There are more Japanese beetles than usual feeding on Missouri crops, vegetables and flowers. The insect’s varied food preferences make scouting necessary. The bugs like soft fruits, such as peaches and grapes as well as row crops, according to Wayne Bailey, entomologist at the University of Missouri.

“They can be a severe threat to corn if they are present during the time of pollination,” Bailey told Brownfield Ag News Tuesday. “They will feed on the silks and if they eat the silks short enough, less than a half an inch from the husk, we can really get very little pollination taking place and we basically have a bare ear or an ear with just a few kernels on it.”

Because the beetles are early this year, Bailey says they’re out of synch with silking, so corn is not threatened like it would be under other circumstances. It’s a different story for soybeans.

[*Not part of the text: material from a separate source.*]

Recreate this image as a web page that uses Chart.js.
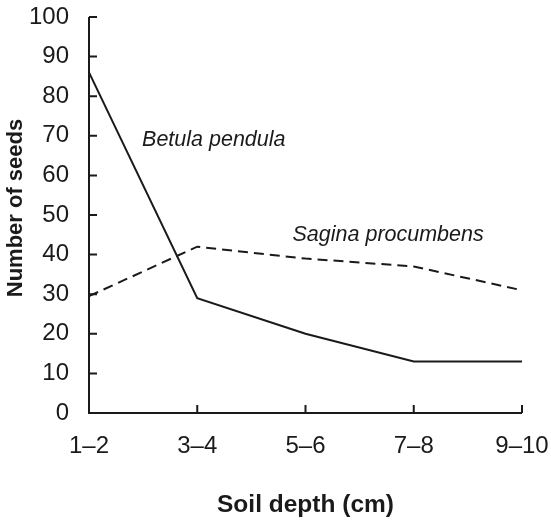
<!DOCTYPE html>
<html>
<head>
<meta charset="utf-8">
<script src="https://cdn.jsdelivr.net/npm/chart.js@4/dist/chart.umd.min.js"></script>
<style>
  html, body { margin: 0; padding: 0; background: #fff; }
  #wrap { width: 551px; height: 520px; }
</style>
</head>
<body>
<div id="wrap"><canvas id="chart"></canvas></div>
<script>
const depths = ["1–2", "3–4", "5–6", "7–8", "9–10"];
const betula = [86, 29, 20, 13, 13];
const sagina = [29.5, 42, 39, 37, 31];
const yTicks = [0, 10, 20, 30, 40, 50, 60, 70, 80, 90, 100];

const FONT = "'Liberation Sans', Arial, sans-serif";
const INK = "#1a1a1a";

// species labels placed in data units (x = category index, y = seeds)
const speciesLabels = [
  { text: "Betula pendula", x: 0.49, y: 69 },
  { text: "Sagina procumbens", x: 1.88, y: 45 }
];

const axisTicks = {
  id: "axisTicks",
  afterDraw(chart) {
    const ctx = chart.ctx;
    const xs = chart.scales.x, ys = chart.scales.y;
    const area = chart.chartArea;
    ctx.save();
    ctx.strokeStyle = INK;
    ctx.lineWidth = 2;
    ctx.beginPath();
    // axes
    ctx.moveTo(area.left, ys.getPixelForValue(100));
    ctx.lineTo(area.left, ys.getPixelForValue(0));
    ctx.lineTo(xs.getPixelForValue(depths.length - 1), ys.getPixelForValue(0));
    // inward ticks
    yTicks.forEach(v => {
      const py = ys.getPixelForValue(v);
      ctx.moveTo(area.left, py);
      ctx.lineTo(area.left + 8, py);
    });
    depths.forEach((d, i) => {
      if (i === 0) return;
      const px = xs.getPixelForValue(i);
      ctx.moveTo(px, ys.getPixelForValue(0));
      ctx.lineTo(px, ys.getPixelForValue(0) - 8);
    });
    ctx.stroke();

    ctx.fillStyle = INK;
    ctx.font = "italic 21.5px " + FONT;
    ctx.textBaseline = "middle";
    ctx.textAlign = "left";
    speciesLabels.forEach(l => {
      const i0 = Math.floor(l.x), f = l.x - i0;
      const px = xs.getPixelForValue(i0) + f * (xs.getPixelForValue(i0 + 1) - xs.getPixelForValue(i0));
      ctx.fillText(l.text, px, ys.getPixelForValue(l.y));
    });

    // y axis title, sits a little above the middle of the axis
    ctx.font = "bold 22px " + FONT;
    ctx.textAlign = "center";
    ctx.translate(16, (area.top + area.bottom) / 2 - 7);
    ctx.rotate(-Math.PI / 2);
    ctx.fillText("Number of seeds", 0, 0);
    ctx.restore();
  }
};

new Chart(document.getElementById("chart"), {
  type: "line",
  data: {
    labels: depths,
    datasets: [
      {
        label: "Betula pendula",
        data: betula,
        borderColor: INK,
        borderWidth: 2,
        pointRadius: 0,
        tension: 0,
        fill: false
      },
      {
        label: "Sagina procumbens",
        data: sagina,
        borderColor: INK,
        borderWidth: 2,
        borderDash: [10, 6],
        pointRadius: 0,
        tension: 0,
        fill: false
      }
    ]
  },
  options: {
    responsive: true,
    maintainAspectRatio: false,
    animation: false,
    layout: { padding: { top: 17, right: 29, left: 0, bottom: 0 } },
    plugins: {
      legend: { display: false },
      tooltip: { enabled: false }
    },
    scales: {
      x: {
        offset: false,
        grid: { display: false, drawTicks: false },
        border: { display: false },
        ticks: {
          color: INK,
          padding: 19,
          maxRotation: 0,
          autoSkip: false,
          font: { family: FONT, size: 24 }
        },
        title: {
          display: true,
          text: "Soil depth (cm)",
          color: INK,
          padding: { top: 18, bottom: 0 },
          font: { family: FONT, size: 24.5, weight: "bold" }
        },
        afterFit(scale) {
          scale.height = 107;
          scale.paddingLeft = 0;
          scale.paddingRight = 0;
        }
      },
      y: {
        min: 0,
        max: 100,
        afterBuildTicks(scale) { scale.ticks = yTicks.map(v => ({ value: v })); },
        grid: { display: false, drawTicks: false },
        border: { display: false },
        ticks: {
          color: INK,
          padding: 20,
          font: { family: FONT, size: 24 }
        },
        afterFit(scale) {
          scale.width = 89;
          scale.paddingTop = 0;
          scale.paddingBottom = 0;
        }
      }
    }
  },
  plugins: [axisTicks]
});
</script>
</body>
</html>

“They like to foliage feed on the top of the [soybean] plant,” said Bailey, “and if we get over about 20 percent defoliation we do need to treat them. We have fields in Missouri at the moment, especially in southwest Missouri, that are much higher than that with damage.”

Bailey calls the insects gregarious feeders, so if one is eating, many more will respond to chemical signals that the food is good in an area.

Although they’re early, Bailey says some of the highest numbers of Japanese beetles are being recorded this year. Some traps have 50,000 to 60,000 beetles in them.

Japanese beetles are most common, according to Bailey, south of Interstate 70.